Step 4: Review the organisation’s existing data transfer and outsourcing arrangements
POPIA generally applies not only to organisations that process personal information in South Africa, but also to any person or company that processes personal information on behalf of the organisation – commonly referred to as a “processor.” POPIA also applies to organisations outside of South Africa that process personal information in South Africa with the assistance of a third party (e.g., a channel partner, or outsourced service provider). Where any processing of personal information is outsourced by an organisation, it must, in terms of a written contract between it and the processor, ensure that the party processing personal information on the organisation’s behalf establishes and maintains appropriate security measures as prescribed under POPIA.
POPIA contains a general prohibition on cross-border transfers of personal information. However, this prohibition is subject to numerous exceptions, including: (1) where the data subject consented to the transfer; (2) the transfer is necessary for the performance of a contract between the company and the data subject; (3) the transfer is necessary for the conclusion or performance of a contract between the company and a third party that is in the interest of the data subject; or (4) the transfer is for the benefit of the data subject.
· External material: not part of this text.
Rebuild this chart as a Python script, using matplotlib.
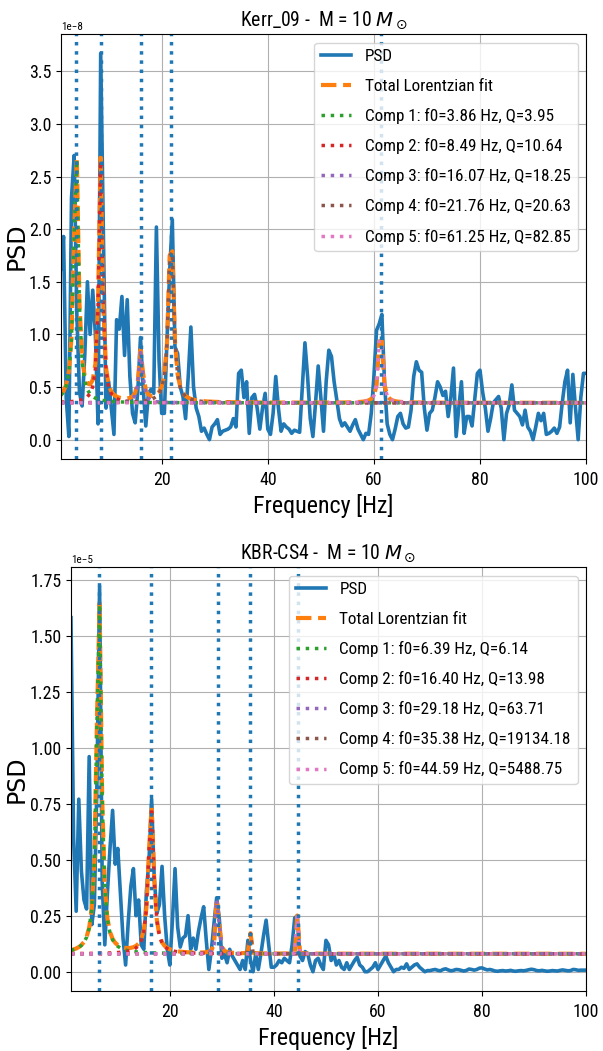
import numpy as np
import matplotlib
matplotlib.use("Agg")
import matplotlib.pyplot as plt
from matplotlib import font_manager

# --- 1. Police : on prend la plus étroite disponible ---
entries = font_manager.fontManager.ttflist
names = {f.name for f in entries}
has_cond = any(f.name == "DejaVu Sans" and f.stretch != "normal" for f in entries)

if "Liberation Sans Narrow" in names:
    FAMILY, WIDTH = "Liberation Sans Narrow", 0.74
elif "Roboto Condensed" in names:
    FAMILY, WIDTH = "Roboto Condensed", 0.80
elif has_cond:
    FAMILY, WIDTH = "DejaVu Sans", 0.90
    plt.rcParams["font.stretch"] = "condensed"
else:
    FAMILY, WIDTH = "DejaVu Sans", 1.0
plt.rcParams["font.family"] = [FAMILY, "DejaVu Sans"]

# tailles ramenées à la largeur du texte
TICK_FS = 10.3 / WIDTH
LEGEND_FS = 9.85 / WIDTH
TITLE_FS = 11.4 / WIDTH
XLABEL_FS = 13.8 / WIDTH
OFFSET_FS = 6.4 / WIDTH
YLABEL_FS = 17.0

# --- 2. Données ---
# Axe fréquentiel commun (pas de 0.5 Hz)
freqs = np.arange(1.0, 100.01, 0.5)

# PSD Kerr_09 (unités 1e-8)
psd_kerr = np.array([
    1.62, 1.93, 0.40, 0.03, 2.30, 2.70, 1.20, 0.45, 0.32, 0.80,
    1.50, 1.00, 1.42, 1.00, 0.15, 3.67, 2.00, 0.30, 0.55, 0.30,
    0.05, 1.14, 1.05, 1.36, 0.80, 1.33, 0.60, 0.25, 0.16, 0.47,
    0.97, 0.50, 0.13, 0.44, 0.48, 0.44, 2.02, 0.75, 0.25, 0.25,
    0.95, 1.60, 2.09, 0.88, 0.82, 0.50, 0.41, 0.20, 0.60, 1.07,
    0.50, 0.30, 0.22, 0.08, 0.11, 0.05, 0.00, 0.12, 0.15, 0.19,
    0.05, 0.08, 0.09, 0.10, 0.12, 0.20, 0.12, 0.63, 0.66, 0.40,
    0.55, 0.06, 0.40, 0.43, 0.30, 0.10, 0.30, 0.44, 0.10, 0.05,
    0.25, 0.60, 0.30, 0.08, 0.15, 0.12, 0.10, 0.06, 0.09, 0.08,
    0.07, 0.50, 0.92, 0.60, 0.20, 0.03, 0.35, 0.70, 0.40, 0.08,
    0.55, 0.85, 0.79, 0.55, 0.38, 0.20, 0.13, 0.16, 0.12, 0.08,
    0.14, 0.19, 0.10, 0.05, 0.00, 0.06, 0.05, 0.25, 0.60, 1.04,
    1.10, 1.19, 0.54, 0.15, 0.05, 0.00, 0.10, 0.22, 0.25, 0.15,
    0.11, 0.12, 0.28, 0.60, 0.74, 0.66, 0.64, 0.30, 0.09, 0.25,
    0.28, 0.40, 0.55, 0.50, 0.42, 0.46, 0.22, 0.40, 0.68, 0.03,
    0.30, 0.55, 0.06, 0.22, 0.22, 0.13, 0.38, 0.63, 0.66, 0.45,
    0.30, 0.08, 0.20, 0.35, 0.38, 0.41, 0.30, 0.00, 0.25, 0.33,
    0.52, 0.28, 0.25, 0.22, 0.14, 0.28, 0.12, 0.08, 0.00, 0.12,
    0.25, 0.18, 0.25, 0.05, 0.06, 0.08, 0.11, 0.06, 0.12, 0.35,
    0.55, 0.66, 0.16, 0.62, 0.30, 0.00, 0.40, 0.63, 0.63,
]) * 1e-8

# PSD KBR-CS4 (unités 1e-5)
psd_kbr = np.array([
    1.58, 0.60, 0.27, 0.77, 0.45, 0.32, 0.28, 0.96, 0.21, 0.30,
    0.85, 1.72, 0.40, 0.12, 0.35, 0.55, 0.72, 0.48, 0.55, 0.35,
    0.15, 0.03, 0.22, 0.38, 0.46, 0.25, 0.32, 0.12, 0.10, 0.36,
    0.50, 0.77, 0.42, 0.26, 0.30, 0.47, 0.25, 0.10, 0.03, 0.23,
    0.46, 0.20, 0.11, 0.15, 0.16, 0.25, 0.10, 0.15, 0.10, 0.18,
    0.24, 0.29, 0.14, 0.01, 0.10, 0.22, 0.33, 0.24, 0.06, 0.08,
    0.04, 0.10, 0.07, 0.05, 0.03, 0.01, 0.05, 0.01, 0.14, 0.05,
    0.00, 0.08, 0.01, 0.08, 0.16, 0.23, 0.12, 0.02, 0.02, 0.03,
    0.05, 0.04, 0.06, 0.05, 0.04, 0.12, 0.24, 0.25, 0.07, 0.05,
    0.09, 0.08, 0.03, 0.00, 0.05, 0.06, 0.03, 0.01, 0.14, 0.12,
    0.05, 0.08, 0.03, 0.05, 0.02, 0.01, 0.04, 0.01, 0.03, 0.05,
    0.065, 0.03, 0.02, 0.00, 0.00, 0.01, 0.02, 0.04, 0.01, 0.03,
    0.05, 0.07, 0.04, 0.02, 0.00, 0.01, 0.01, 0.02, 0.015, 0.035,
    0.01, 0.02, 0.03, 0.035, 0.02, 0.01, 0.00, 0.005, 0.005, 0.008,
    0.010, 0.006, 0.004, 0.010, 0.013, 0.008, 0.004, 0.006, 0.010, 0.009,
    0.006, 0.003, 0.006, 0.012, 0.010, 0.007, 0.010, 0.016, 0.017, 0.012,
    0.008, 0.010, 0.007, 0.003, 0.002, 0.004, 0.005, 0.003, 0.004, 0.006,
    0.003, 0.002, 0.004, 0.005, 0.004, 0.006, 0.009, 0.011, 0.009, 0.005,
    0.004, 0.006, 0.004, 0.002, 0.003, 0.005, 0.004, 0.003, 0.006, 0.008,
    0.006, 0.004, 0.005, 0.010, 0.009, 0.006, 0.007, 0.007, 0.007,
]) * 1e-5

# Paramètres des ajustements lorentziens (f0 en Hz, facteur Q, amplitude)
kerr_f0 = [3.86, 8.49, 16.07, 21.76, 61.25]
kerr_q = [3.95, 10.64, 18.25, 20.63, 82.85]
kerr_amp = np.array([2.50, 2.30, 0.49, 1.73, 0.85]) * 1e-8
kerr_offset = 0.35e-8

kbr_f0 = [6.39, 16.40, 29.18, 35.38, 44.59]
kbr_q = [6.14, 13.98, 63.71, 19134.18, 5488.75]
kbr_amp = np.array([1.63, 0.67, 0.39, 1515.0, 83.6]) * 1e-5
kbr_offset = 0.08e-5

comp_colors = ["tab:green", "tab:red", "tab:purple", "tab:brown", "tab:pink"]


def lorentz(f, f0, q, amp):
    # Lorentzienne de largeur à mi-hauteur f0/Q
    return amp / (1 + (2 * q * (f - f0) / f0) ** 2)


def draw_panel(ax, name, psd, f0s, qs, amps, offset, ylab_x):
    comps = [lorentz(freqs, f0, q, a) for f0, q, a in zip(f0s, qs, amps)]
    total = offset + np.sum(comps, axis=0)

    ax.plot(freqs, psd, color="tab:blue", lw=2.6, label="PSD")
    ax.plot(freqs, total, color="tab:orange", ls="--", lw=3.0,
            label="Total Lorentzian fit")
    for i, (c, f0, q) in enumerate(zip(comps, f0s, qs)):
        ax.plot(freqs, offset + c, ls=":", lw=2.5, color=comp_colors[i],
                label=f"Comp {i + 1}: f0={f0:.2f} Hz, Q={q:.2f}")
    # Repères verticaux sur chaque fréquence centrale
    for f0 in f0s:
        ax.axvline(f0, color="tab:blue", ls=":", lw=2.5)

    ax.set_xlim(1, 100)
    ax.set_title(f"{name} -  M = 10 $M_\\odot$", fontsize=TITLE_FS)
    ax.set_xlabel("Frequency [Hz]", fontsize=XLABEL_FS, labelpad=3)
    ax.set_ylabel("PSD", fontsize=YLABEL_FS, family="DejaVu Sans",
                  stretch="normal")
    ax.yaxis.set_label_coords(ylab_x, 0.5)
    ax.tick_params(labelsize=TICK_FS)
    ax.tick_params(axis="x", pad=5.5)
    ax.yaxis.get_offset_text().set_fontsize(OFFSET_FS)
    ax.grid(True)

    # légende : hauteur des lignes réglée par l'espacement
    fpx = LEGEND_FS * 100 / 72
    spacing = (216 - 0.8 * fpx - 7 * 0.98 * fpx) / (6 * fpx)
    ax.legend(loc="upper right", fontsize=LEGEND_FS,
              handlelength=30 / fpx, labelspacing=spacing)


# --- 3. Tracé ---
fig = plt.figure(figsize=(6.03, 10.51), dpi=100)
ax1 = fig.add_axes([0.101, 0.5633, 0.871, 0.4043])
ax2 = fig.add_axes([0.1177, 0.0571, 0.8543, 0.4034])

draw_panel(ax1, "Kerr_09", psd_kerr, kerr_f0, kerr_q, kerr_amp,
           kerr_offset, -0.062)
draw_panel(ax2, "KBR-CS4", psd_kbr, kbr_f0, kbr_q, kbr_amp,
           kbr_offset, -0.083)

fig.savefig("out.png", dpi=100)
Where personal information is being transferred to a third party outside of South Africa, the company must ensure that the recipient of the personal information is subject to a law, binding corporate rules, or binding contract which provide an adequate level of protection that effectively upholds POPIA’s principles for reasonable processing, and that include provisions substantially similar to the conditions for the lawful processing of personal information, and for the further transfer of personal information under POPIA.
Step 5: Deliver POPIA awareness training
POPIA awareness training is a not only a valuable tool for organisations to promote compliance, it is also a requirement under the POPIA Regulations. The Information Officer must ensure that awareness sessions are conducted regarding the provisions of POPIA, the POPIA Regulations, codes of conduct (where applicable), as well as any information that is obtained from the Information Regulator from time to time.